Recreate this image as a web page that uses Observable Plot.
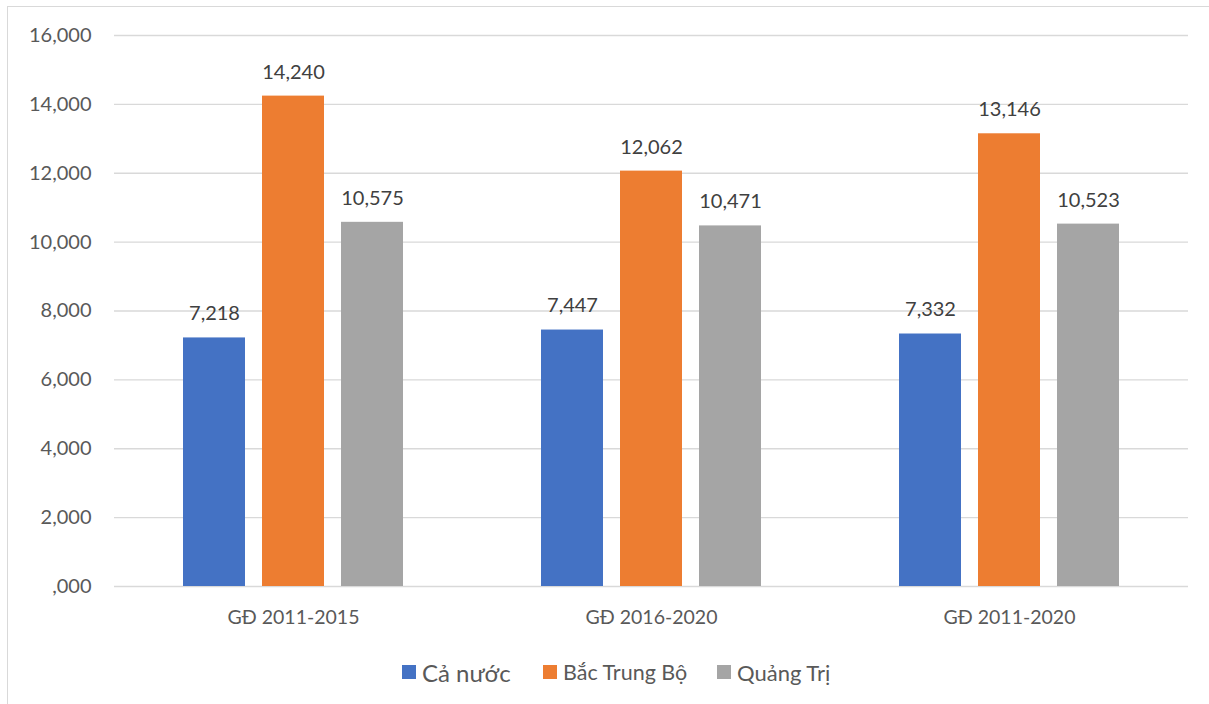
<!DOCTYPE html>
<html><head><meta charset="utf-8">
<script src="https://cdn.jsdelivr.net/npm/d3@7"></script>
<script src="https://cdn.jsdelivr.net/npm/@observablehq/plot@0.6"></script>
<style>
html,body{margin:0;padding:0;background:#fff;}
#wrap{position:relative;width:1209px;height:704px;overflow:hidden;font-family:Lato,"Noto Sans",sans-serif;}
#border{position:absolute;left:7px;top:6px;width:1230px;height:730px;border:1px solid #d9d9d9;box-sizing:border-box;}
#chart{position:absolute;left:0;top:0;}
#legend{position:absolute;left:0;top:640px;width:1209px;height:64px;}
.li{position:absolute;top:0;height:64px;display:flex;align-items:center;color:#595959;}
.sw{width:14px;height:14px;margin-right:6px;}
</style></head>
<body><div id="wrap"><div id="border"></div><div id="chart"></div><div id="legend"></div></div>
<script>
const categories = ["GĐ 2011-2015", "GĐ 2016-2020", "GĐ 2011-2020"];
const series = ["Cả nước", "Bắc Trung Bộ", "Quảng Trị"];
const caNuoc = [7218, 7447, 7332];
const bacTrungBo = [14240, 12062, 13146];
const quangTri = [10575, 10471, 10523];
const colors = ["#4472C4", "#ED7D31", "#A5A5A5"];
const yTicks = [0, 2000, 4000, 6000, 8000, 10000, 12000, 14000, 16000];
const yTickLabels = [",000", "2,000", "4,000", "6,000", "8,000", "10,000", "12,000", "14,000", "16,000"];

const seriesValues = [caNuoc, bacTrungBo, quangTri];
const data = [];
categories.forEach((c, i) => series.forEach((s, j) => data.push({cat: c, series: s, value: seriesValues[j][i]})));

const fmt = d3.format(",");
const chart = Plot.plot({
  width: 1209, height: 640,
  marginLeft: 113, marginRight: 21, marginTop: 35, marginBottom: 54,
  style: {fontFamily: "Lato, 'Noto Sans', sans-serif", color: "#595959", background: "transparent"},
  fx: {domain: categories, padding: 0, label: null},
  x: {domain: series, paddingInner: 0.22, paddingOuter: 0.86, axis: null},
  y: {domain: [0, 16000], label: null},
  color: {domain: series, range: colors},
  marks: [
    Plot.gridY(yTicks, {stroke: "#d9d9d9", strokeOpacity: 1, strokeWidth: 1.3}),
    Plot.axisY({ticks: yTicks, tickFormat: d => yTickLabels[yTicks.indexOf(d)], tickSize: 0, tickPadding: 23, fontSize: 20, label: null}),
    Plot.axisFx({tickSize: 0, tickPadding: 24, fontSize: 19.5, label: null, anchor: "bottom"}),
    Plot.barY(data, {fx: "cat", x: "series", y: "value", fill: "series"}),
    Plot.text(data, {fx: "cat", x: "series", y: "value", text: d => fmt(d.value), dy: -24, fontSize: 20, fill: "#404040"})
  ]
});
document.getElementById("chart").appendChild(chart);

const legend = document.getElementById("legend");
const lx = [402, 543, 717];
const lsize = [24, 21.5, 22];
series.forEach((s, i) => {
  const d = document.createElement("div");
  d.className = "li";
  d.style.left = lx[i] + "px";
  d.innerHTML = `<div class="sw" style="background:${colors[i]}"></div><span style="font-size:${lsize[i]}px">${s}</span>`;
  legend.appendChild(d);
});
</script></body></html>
· · · · · · ·
--- OBJECTIVE ---
In the data above, please extract the lines from the first one through the line with "categories.forEach((c, i) =>", exactly, and keep pictures out.

--- PROBLEM SOLUTION ---
Recreate this image as a web page that uses Observable Plot.
<!DOCTYPE html>
<html><head><meta charset="utf-8">
<script src="https://cdn.jsdelivr.net/npm/d3@7"></script>
<script src="https://cdn.jsdelivr.net/npm/@observablehq/plot@0.6"></script>
<style>
html,body{margin:0;padding:0;background:#fff;}
#wrap{position:relative;width:1209px;height:704px;overflow:hidden;font-family:Lato,"Noto Sans",sans-serif;}
#border{position:absolute;left:7px;top:6px;width:1230px;height:730px;border:1px solid #d9d9d9;box-sizing:border-box;}
#chart{position:absolute;left:0;top:0;}
#legend{position:absolute;left:0;top:640px;width:1209px;height:64px;}
.li{position:absolute;top:0;height:64px;display:flex;align-items:center;color:#595959;}
.sw{width:14px;height:14px;margin-right:6px;}
</style></head>
<body><div id="wrap"><div id="border"></div><div id="chart"></div><div id="legend"></div></div>
<script>
const categories = ["GĐ 2011-2015", "GĐ 2016-2020", "GĐ 2011-2020"];
const series = ["Cả nước", "Bắc Trung Bộ", "Quảng Trị"];
const caNuoc = [7218, 7447, 7332];
const bacTrungBo = [14240, 12062, 13146];
const quangTri = [10575, 10471, 10523];
const colors = ["#4472C4", "#ED7D31", "#A5A5A5"];
const yTicks = [0, 2000, 4000, 6000, 8000, 10000, 12000, 14000, 16000];
const yTickLabels = [",000", "2,000", "4,000", "6,000", "8,000", "10,000", "12,000", "14,000", "16,000"];

const seriesValues = [caNuoc, bacTrungBo, quangTri];
const data = [];
categories.forEach((c, i) => series.forEach((s, j) => data.push({cat: c, series: s, value: seriesValues[j][i]})));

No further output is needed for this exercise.